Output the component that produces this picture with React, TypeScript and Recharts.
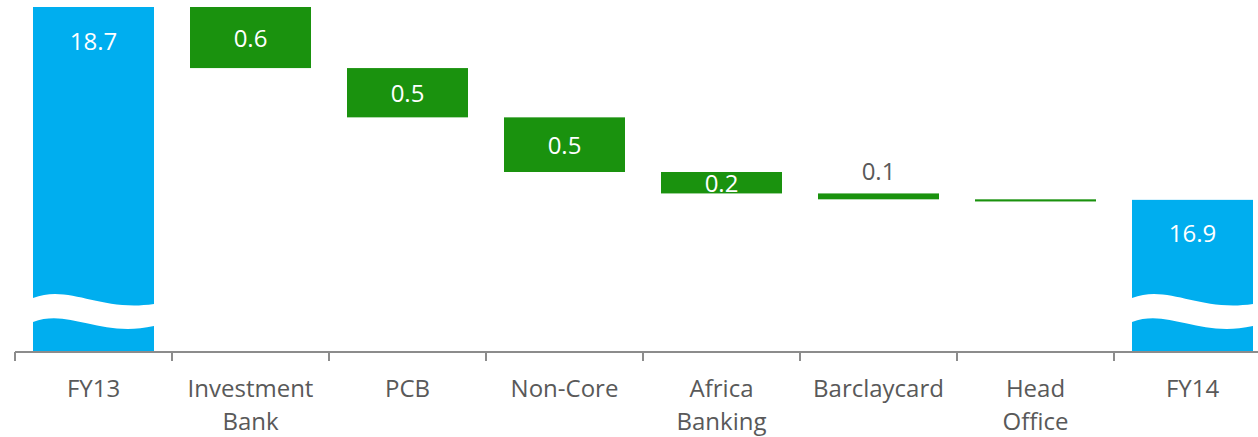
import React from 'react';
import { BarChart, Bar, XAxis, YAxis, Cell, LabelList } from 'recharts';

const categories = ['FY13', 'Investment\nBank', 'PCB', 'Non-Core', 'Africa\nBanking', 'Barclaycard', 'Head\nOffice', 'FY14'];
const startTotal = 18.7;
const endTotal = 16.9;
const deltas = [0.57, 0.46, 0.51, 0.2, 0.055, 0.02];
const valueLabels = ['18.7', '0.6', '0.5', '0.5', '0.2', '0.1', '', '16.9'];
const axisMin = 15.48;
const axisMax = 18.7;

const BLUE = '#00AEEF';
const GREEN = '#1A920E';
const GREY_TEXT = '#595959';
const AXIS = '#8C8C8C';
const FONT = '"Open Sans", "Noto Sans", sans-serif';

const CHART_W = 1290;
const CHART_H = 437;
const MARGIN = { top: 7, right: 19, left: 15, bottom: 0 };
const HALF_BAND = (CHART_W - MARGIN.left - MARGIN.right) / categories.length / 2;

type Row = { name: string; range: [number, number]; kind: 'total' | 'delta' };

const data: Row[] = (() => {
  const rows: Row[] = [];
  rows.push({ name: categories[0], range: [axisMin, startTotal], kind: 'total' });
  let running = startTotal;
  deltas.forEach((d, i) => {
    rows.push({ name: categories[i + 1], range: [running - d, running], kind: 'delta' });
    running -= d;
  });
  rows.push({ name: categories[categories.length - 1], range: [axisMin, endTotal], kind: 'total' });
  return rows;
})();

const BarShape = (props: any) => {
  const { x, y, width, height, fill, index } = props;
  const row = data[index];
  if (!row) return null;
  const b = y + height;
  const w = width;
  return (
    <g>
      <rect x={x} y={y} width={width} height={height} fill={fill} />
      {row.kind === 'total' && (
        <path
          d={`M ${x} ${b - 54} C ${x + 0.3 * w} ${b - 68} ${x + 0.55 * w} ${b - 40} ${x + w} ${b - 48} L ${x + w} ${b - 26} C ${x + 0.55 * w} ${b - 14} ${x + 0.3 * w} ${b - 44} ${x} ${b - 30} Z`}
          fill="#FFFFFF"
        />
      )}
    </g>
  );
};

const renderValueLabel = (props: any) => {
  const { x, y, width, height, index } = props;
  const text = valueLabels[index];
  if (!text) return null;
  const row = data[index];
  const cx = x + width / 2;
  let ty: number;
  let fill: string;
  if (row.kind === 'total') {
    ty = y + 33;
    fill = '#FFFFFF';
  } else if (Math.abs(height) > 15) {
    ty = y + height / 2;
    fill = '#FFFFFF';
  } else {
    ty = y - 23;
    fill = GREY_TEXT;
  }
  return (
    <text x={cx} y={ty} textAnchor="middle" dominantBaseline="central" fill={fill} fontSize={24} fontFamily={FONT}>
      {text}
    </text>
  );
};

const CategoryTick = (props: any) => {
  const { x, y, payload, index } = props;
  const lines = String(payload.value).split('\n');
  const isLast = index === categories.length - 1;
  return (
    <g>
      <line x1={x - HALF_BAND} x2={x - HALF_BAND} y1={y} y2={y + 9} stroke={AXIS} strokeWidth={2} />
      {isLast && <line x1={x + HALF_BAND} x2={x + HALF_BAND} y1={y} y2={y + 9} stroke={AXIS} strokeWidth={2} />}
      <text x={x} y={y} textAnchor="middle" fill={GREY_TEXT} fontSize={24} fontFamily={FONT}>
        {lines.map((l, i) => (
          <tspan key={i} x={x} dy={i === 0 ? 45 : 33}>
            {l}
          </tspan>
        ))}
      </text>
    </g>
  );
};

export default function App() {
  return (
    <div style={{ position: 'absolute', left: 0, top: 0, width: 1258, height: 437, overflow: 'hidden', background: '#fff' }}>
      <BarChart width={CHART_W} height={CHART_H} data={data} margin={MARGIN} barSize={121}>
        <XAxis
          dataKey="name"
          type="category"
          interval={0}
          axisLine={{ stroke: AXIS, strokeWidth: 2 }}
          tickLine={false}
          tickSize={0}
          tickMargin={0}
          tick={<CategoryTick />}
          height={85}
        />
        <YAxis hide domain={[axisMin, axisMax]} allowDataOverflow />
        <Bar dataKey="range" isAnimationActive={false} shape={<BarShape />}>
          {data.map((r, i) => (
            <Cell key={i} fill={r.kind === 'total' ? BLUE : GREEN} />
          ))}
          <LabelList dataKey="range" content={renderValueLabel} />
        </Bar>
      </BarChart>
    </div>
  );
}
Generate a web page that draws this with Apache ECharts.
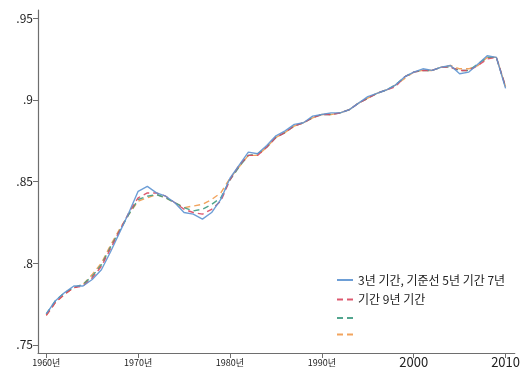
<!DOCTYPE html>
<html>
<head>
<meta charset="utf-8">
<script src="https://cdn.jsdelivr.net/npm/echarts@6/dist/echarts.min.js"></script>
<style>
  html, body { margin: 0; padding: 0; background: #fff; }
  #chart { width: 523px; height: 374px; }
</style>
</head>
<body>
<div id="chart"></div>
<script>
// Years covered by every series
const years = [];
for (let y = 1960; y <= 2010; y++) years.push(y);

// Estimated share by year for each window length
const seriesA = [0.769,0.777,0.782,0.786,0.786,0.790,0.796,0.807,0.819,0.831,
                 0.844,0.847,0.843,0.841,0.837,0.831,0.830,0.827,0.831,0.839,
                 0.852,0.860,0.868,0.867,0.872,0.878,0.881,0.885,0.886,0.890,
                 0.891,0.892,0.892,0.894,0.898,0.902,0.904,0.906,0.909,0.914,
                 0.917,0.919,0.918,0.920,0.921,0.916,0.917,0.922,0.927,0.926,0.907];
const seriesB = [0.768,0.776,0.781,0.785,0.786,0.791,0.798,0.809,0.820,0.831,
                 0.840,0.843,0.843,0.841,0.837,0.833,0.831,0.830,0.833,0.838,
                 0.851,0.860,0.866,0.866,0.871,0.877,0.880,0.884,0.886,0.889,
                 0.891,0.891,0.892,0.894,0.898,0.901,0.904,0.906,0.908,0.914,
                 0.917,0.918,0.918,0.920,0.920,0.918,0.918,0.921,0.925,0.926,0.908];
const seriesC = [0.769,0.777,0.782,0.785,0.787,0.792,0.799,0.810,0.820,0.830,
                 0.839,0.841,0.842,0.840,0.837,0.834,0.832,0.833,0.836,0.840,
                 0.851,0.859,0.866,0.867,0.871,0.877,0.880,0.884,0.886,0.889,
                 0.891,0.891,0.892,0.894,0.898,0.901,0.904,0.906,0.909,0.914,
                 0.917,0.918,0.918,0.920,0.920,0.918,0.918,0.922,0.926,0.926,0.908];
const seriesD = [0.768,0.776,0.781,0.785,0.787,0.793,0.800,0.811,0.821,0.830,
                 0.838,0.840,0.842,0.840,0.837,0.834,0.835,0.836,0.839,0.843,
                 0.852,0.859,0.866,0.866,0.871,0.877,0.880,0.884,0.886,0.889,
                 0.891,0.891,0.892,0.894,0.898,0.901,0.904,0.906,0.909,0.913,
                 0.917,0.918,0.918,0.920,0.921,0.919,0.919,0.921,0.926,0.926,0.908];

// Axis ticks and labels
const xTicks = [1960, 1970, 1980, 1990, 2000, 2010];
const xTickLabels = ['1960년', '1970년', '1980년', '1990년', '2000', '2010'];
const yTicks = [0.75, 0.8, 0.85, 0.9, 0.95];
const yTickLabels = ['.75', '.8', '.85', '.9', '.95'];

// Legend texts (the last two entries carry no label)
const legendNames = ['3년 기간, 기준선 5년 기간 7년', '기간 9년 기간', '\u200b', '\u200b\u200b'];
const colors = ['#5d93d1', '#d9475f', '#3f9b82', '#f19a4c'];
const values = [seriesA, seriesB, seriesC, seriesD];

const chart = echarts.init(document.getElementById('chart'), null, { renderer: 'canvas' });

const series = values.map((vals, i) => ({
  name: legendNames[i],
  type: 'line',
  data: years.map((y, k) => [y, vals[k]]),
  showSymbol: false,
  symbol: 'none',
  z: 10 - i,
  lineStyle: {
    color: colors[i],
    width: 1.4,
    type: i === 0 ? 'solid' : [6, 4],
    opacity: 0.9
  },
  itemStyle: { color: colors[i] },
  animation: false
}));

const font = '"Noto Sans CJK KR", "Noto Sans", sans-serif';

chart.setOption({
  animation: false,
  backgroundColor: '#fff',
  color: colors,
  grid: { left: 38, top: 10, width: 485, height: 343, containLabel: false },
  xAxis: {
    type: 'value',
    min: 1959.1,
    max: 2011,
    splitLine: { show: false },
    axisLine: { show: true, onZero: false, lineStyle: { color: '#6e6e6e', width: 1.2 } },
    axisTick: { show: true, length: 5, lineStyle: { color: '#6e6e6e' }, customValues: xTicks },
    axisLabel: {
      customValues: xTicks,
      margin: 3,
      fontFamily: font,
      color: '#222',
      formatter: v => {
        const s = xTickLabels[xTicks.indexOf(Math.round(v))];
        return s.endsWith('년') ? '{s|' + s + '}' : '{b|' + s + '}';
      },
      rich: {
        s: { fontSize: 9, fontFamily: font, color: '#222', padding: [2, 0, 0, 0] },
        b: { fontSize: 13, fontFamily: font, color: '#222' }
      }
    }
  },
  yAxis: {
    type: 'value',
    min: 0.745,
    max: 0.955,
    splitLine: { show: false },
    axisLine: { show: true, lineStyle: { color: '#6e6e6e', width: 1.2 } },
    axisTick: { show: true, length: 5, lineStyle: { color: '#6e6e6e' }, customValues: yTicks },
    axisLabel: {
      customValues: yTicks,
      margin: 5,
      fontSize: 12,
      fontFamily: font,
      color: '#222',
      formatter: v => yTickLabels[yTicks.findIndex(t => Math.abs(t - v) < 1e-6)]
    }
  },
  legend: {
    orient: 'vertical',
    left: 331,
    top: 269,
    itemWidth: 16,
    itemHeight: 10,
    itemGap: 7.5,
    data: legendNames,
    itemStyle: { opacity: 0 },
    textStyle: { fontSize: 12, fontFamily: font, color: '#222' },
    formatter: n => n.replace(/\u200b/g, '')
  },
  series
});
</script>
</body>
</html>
※
Print the line above containing "Generate a web", the line containing "for (let y = 1960;", and everything between them, exactly as written. Pictures stay out.

Solution to this exercise:
Generate a web page that draws this with Apache ECharts.
<!DOCTYPE html>
<html>
<head>
<meta charset="utf-8">
<script src="https://cdn.jsdelivr.net/npm/echarts@6/dist/echarts.min.js"></script>
<style>
  html, body { margin: 0; padding: 0; background: #fff; }
  #chart { width: 523px; height: 374px; }
</style>
</head>
<body>
<div id="chart"></div>
<script>
// Years covered by every series
const years = [];
for (let y = 1960; y <= 2010; y++) years.push(y);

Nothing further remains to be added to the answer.